His posthumous work is hit-or-miss: the majority of poems from his last few years stopped reminiscing on his interesting past and focused instead on his mundane activities of his golden years, (e.g. going to the races, playing with his cats, obsessing over death), and the act of writing (or not writing) the poems themselves. Half the time admitting he’s slipping, the other half defiantly insisting he’s still the best.

Although I’m not a fan of his posthumous work, Open All Night does have a lot of gems, and I feel this is the best posthumous collection Black Sparrow has put out, next to Betting On The Muse.

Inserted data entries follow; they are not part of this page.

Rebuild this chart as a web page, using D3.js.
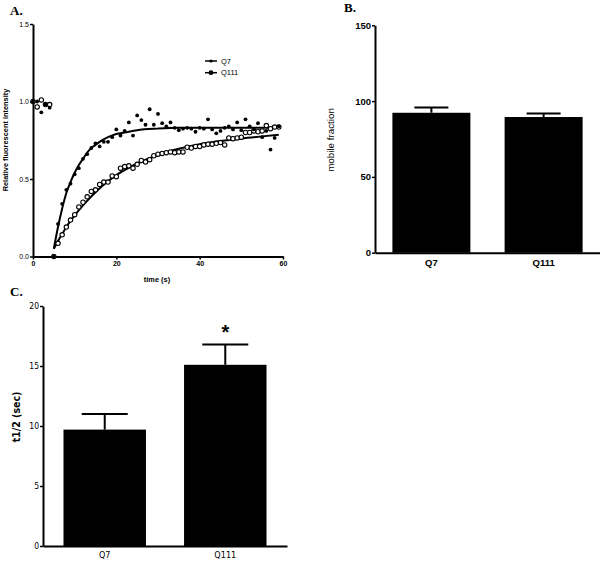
<!DOCTYPE html>
<html>
<head>
<meta charset="utf-8">
<script src="https://cdn.jsdelivr.net/npm/d3@7"></script>
<style>
  body { margin: 0; background: #fff; }
  svg { display: block; }
  text { fill: #000; }
</style>
</head>
<body>
<svg id="fig" width="600" height="563"></svg>
<script>
// panel A: FRAP recovery, one point per second
const times = [0,1,2,3,4,5,6,7,8,9,10,11,12,13,14,15,16,17,18,19,20,21,22,23,24,25,26,27,28,29,
  30,31,32,33,34,35,36,37,38,39,40,41,42,43,44,45,46,47,48,49,50,51,52,53,54,55,56,57,58,59];
const q7Values = [1.0,1.0,0.93,0.98,0.96,0.0,0.21,0.34,0.43,0.47,0.53,0.57,0.63,0.66,0.70,0.73,0.71,0.74,0.74,0.77,
  0.82,0.78,0.81,0.865,0.78,0.91,0.88,0.85,0.95,0.85,0.92,0.86,0.84,0.865,0.83,0.815,0.825,0.83,0.825,0.805,
  0.83,0.825,0.885,0.82,0.795,0.81,0.83,0.84,0.82,0.865,0.815,0.885,0.84,0.82,0.86,0.77,0.81,0.69,0.765,0.84];
const q111Values = [1.0,0.965,1.01,0.98,0.98,0.0,0.085,0.14,0.19,0.235,0.27,0.32,0.35,0.385,0.42,0.43,0.465,0.48,0.48,0.52,
  0.515,0.57,0.58,0.585,0.57,0.595,0.62,0.61,0.625,0.65,0.66,0.665,0.67,0.675,0.67,0.675,0.675,0.705,0.70,0.71,
  0.71,0.72,0.725,0.725,0.73,0.735,0.72,0.765,0.76,0.765,0.77,0.80,0.80,0.81,0.805,0.81,0.845,0.825,0.835,0.835];
// fitted recovery curves
const q7FitT = [5,6,7,8,9,10,11,12,13,14,15,16,18,20,22,25,30,35,40,50,59];
const q7FitY = [0.05,0.19,0.31,0.41,0.48,0.54,0.59,0.63,0.67,0.70,0.72,0.74,0.77,0.79,0.80,0.815,0.825,0.83,0.83,0.83,0.83];
const q111FitT = [5,6,7,8,10,12,15,18,20,25,30,35,40,45,50,55,59];
const q111FitY = [0.05,0.10,0.145,0.19,0.265,0.33,0.415,0.485,0.525,0.60,0.655,0.695,0.725,0.745,0.762,0.775,0.785];

// panels B and C
const groups = ["Q7", "Q111"];
const mobileFraction = [92.3, 89.5];
const mobileFractionErr = [3.5, 2.4];
const halfTime = [9.7, 15.1];
const halfTimeErr = [1.3, 1.7];

const svg = d3.select("#fig");
const sans = "'Liberation Sans', Arial, sans-serif";
const narrow = "'Liberation Sans Narrow', 'Arial Narrow', 'DejaVu Sans Condensed', sans-serif";

function styleAxis(g, font, size, weight) {
  g.select(".domain").attr("stroke", "#000").attr("stroke-width", 2);
  g.selectAll(".tick line").attr("stroke", "#000").attr("stroke-width", 1.5);
  g.selectAll(".tick text").attr("font-family", font).attr("font-size", size)
    .attr("font-weight", weight).attr("fill", "#000");
}

function panelLabel(txt, x, y) {
  svg.append("text").attr("x", x).attr("y", y).text(txt)
    .attr("font-family", "'Liberation Serif', 'Times New Roman', serif")
    .attr("font-weight", "bold").attr("font-size", 13);
}

// ---------- A ----------
const xA = d3.scaleLinear().domain([0, 60]).range([33, 283]);
const yA = d3.scaleLinear().domain([0, 1.5]).range([256.5, 24]);
const gA = svg.append("g");

gA.append("g").attr("transform", "translate(0,256.5)")
  .call(d3.axisBottom(xA).tickValues([0, 20, 40, 60]).tickSize(3).tickSizeOuter(0).tickPadding(2))
  .call(g => styleAxis(g, sans, 7, "bold"));
gA.append("g").attr("transform", "translate(33,0)")
  .call(d3.axisLeft(yA).tickValues([0, 0.5, 1, 1.5]).tickFormat(d3.format(".1f")).tickSize(3).tickSizeOuter(0).tickPadding(1))
  .call(g => styleAxis(g, sans, 7, "normal"));

const fitLine = d3.line().x(d => xA(d[0])).y(d => yA(d[1])).curve(d3.curveMonotoneX);
gA.append("path").datum(q7FitT.map((t, i) => [t, q7FitY[i]]))
  .attr("d", fitLine).attr("fill", "none").attr("stroke", "#000").attr("stroke-width", 2);
gA.append("path").datum(q111FitT.map((t, i) => [t, q111FitY[i]]))
  .attr("d", fitLine).attr("fill", "none").attr("stroke", "#000").attr("stroke-width", 2);

gA.append("g").selectAll("circle").data(times.map((t, i) => [t, q111Values[i]]))
  .join("circle").attr("cx", d => xA(d[0])).attr("cy", d => yA(d[1])).attr("r", 2.2)
  .attr("fill", "#fff").attr("stroke", "#000").attr("stroke-width", 1.1);
gA.append("g").selectAll("circle").data(times.map((t, i) => [t, q7Values[i]]))
  .join("circle").attr("cx", d => xA(d[0])).attr("cy", d => yA(d[1])).attr("r", 1.9)
  .attr("fill", "#000");

// legend
const legA = gA.append("g");
groups.forEach((name, i) => {
  const y = 61 + i * 11.7;
  legA.append("line").attr("x1", 205).attr("x2", 217).attr("y1", y).attr("y2", y)
    .attr("stroke", "#000").attr("stroke-width", 1.5);
  legA.append("circle").attr("cx", 211).attr("cy", y).attr("r", i === 0 ? 1.6 : 2.4).attr("fill", "#000");
  legA.append("text").attr("x", 221).attr("y", y + 2.6).text(name)
    .attr("font-family", sans).attr("font-size", 7.5);
});

gA.append("text").attr("transform", "translate(8,140) rotate(-90)").attr("text-anchor", "middle")
  .text("Relative fluorescent intensity").attr("font-family", sans).attr("font-size", 7.4).attr("font-weight", "bold");
gA.append("text").attr("x", 157).attr("y", 282).attr("text-anchor", "middle")
  .text("time (s)").attr("font-family", sans).attr("font-size", 7.4).attr("font-weight", "bold");
panelLabel("A.", 10, 15);

// ---------- B ----------
const xB = d3.scaleBand().domain(groups).range([375, 600]).paddingInner(0.305).paddingOuter(0.155);
const yB = d3.scaleLinear().domain([0, 150]).range([252.7, 25.3]);
const gB = svg.append("g");

gB.append("g").selectAll("rect").data(groups).join("rect")
  .attr("x", d => xB(d)).attr("width", xB.bandwidth())
  .attr("y", (d, i) => yB(mobileFraction[i])).attr("height", (d, i) => yB(0) - yB(mobileFraction[i]))
  .attr("fill", "#000");
groups.forEach((d, i) => {
  const cx = xB(d) + xB.bandwidth() / 2;
  const top = yB(mobileFraction[i] + mobileFractionErr[i]);
  gB.append("line").attr("x1", cx).attr("x2", cx).attr("y1", yB(mobileFraction[i])).attr("y2", top)
    .attr("stroke", "#000").attr("stroke-width", 2);
  gB.append("line").attr("x1", cx - 17).attr("x2", cx + 17).attr("y1", top).attr("y2", top)
    .attr("stroke", "#000").attr("stroke-width", 2);
});

gB.append("g").attr("transform", `translate(0,${yB(0)})`)
  .call(d3.axisBottom(xB).tickSize(0).tickSizeOuter(0).tickPadding(7))
  .call(g => styleAxis(g, sans, 9.5, "bold"));
gB.append("g").attr("transform", "translate(375,0)")
  .call(d3.axisLeft(yB).tickValues([0, 50, 100, 150]).tickSize(3).tickSizeOuter(0).tickPadding(1))
  .call(g => styleAxis(g, sans, 9.5, "bold"));

gB.append("text").attr("transform", "translate(334,140) rotate(-90)").attr("text-anchor", "middle")
  .text("mobile fraction").attr("font-family", sans).attr("font-size", 9.8);
panelLabel("B.", 344, 12);

// ---------- C ----------
const xC = d3.scaleBand().domain(groups).range([43, 287]).paddingInner(0.316).paddingOuter(0.17);
const yC = d3.scaleLinear().domain([0, 20]).range([546, 306]);
const gC = svg.append("g");

gC.append("g").selectAll("rect").data(groups).join("rect")
  .attr("x", d => xC(d)).attr("width", xC.bandwidth())
  .attr("y", (d, i) => yC(halfTime[i])).attr("height", (d, i) => yC(0) - yC(halfTime[i]))
  .attr("fill", "#000");
groups.forEach((d, i) => {
  const cx = xC(d) + xC.bandwidth() / 2;
  const top = yC(halfTime[i] + halfTimeErr[i]);
  gC.append("line").attr("x1", cx).attr("x2", cx).attr("y1", yC(halfTime[i])).attr("y2", top)
    .attr("stroke", "#000").attr("stroke-width", 2);
  gC.append("line").attr("x1", cx - 23).attr("x2", cx + 23).attr("y1", top).attr("y2", top)
    .attr("stroke", "#000").attr("stroke-width", 2);
});
// significance mark over Q111
gC.append("text").attr("x", xC("Q111") + xC.bandwidth() / 2).attr("y", 339).attr("text-anchor", "middle")
  .text("*").attr("font-family", sans).attr("font-weight", "bold").attr("font-size", 20);

gC.append("g").attr("transform", `translate(0,${yC(0)})`)
  .call(d3.axisBottom(xC).tickSize(0).tickSizeOuter(0).tickPadding(6))
  .call(g => styleAxis(g, narrow, 9, "normal"));
gC.append("g").attr("transform", "translate(43,0)")
  .call(d3.axisLeft(yC).tickValues([0, 5, 10, 15, 20]).tickSize(3).tickSizeOuter(0).tickPadding(1))
  .call(g => styleAxis(g, narrow, 8.5, "normal"));

gC.append("text").attr("transform", "translate(20,417) rotate(-90)").attr("text-anchor", "middle")
  .text("t1/2 (sec)").attr("font-family", narrow).attr("font-size", 10.5).attr("font-weight", "bold");
panelLabel("C.", 10, 296);
</script>
</body>
</html>
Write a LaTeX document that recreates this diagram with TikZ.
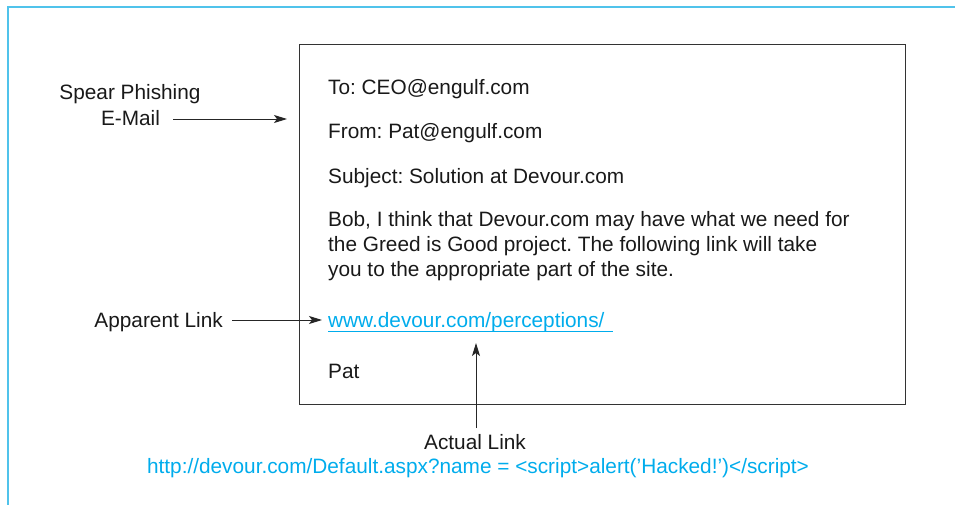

As usual with Buk’s later stuff, many of the poems are just stories written in verse, but this collection features some strong, funny ones that almost parallel his earlier work. He also shines with a lot of great baseball metaphors that illustrates his common themes of frustration and mediocrity (metaphors being rare in his latter-day stripped-down, straight-up approach).

But whether or not most of Buk’s later stuff is derivative at best, I have to admit it’s amazing that he became this poetry machine towards the end, churning out thousands and thousands of poems. Each Black Sparrow collection is 350 to 400 pages of unpublished poems, just an astounding number, and from what I hear, what’s released so far is only the tip. That’s a lotta bang for your Buk.

Bottom Line: One of the better post-humous Buk books.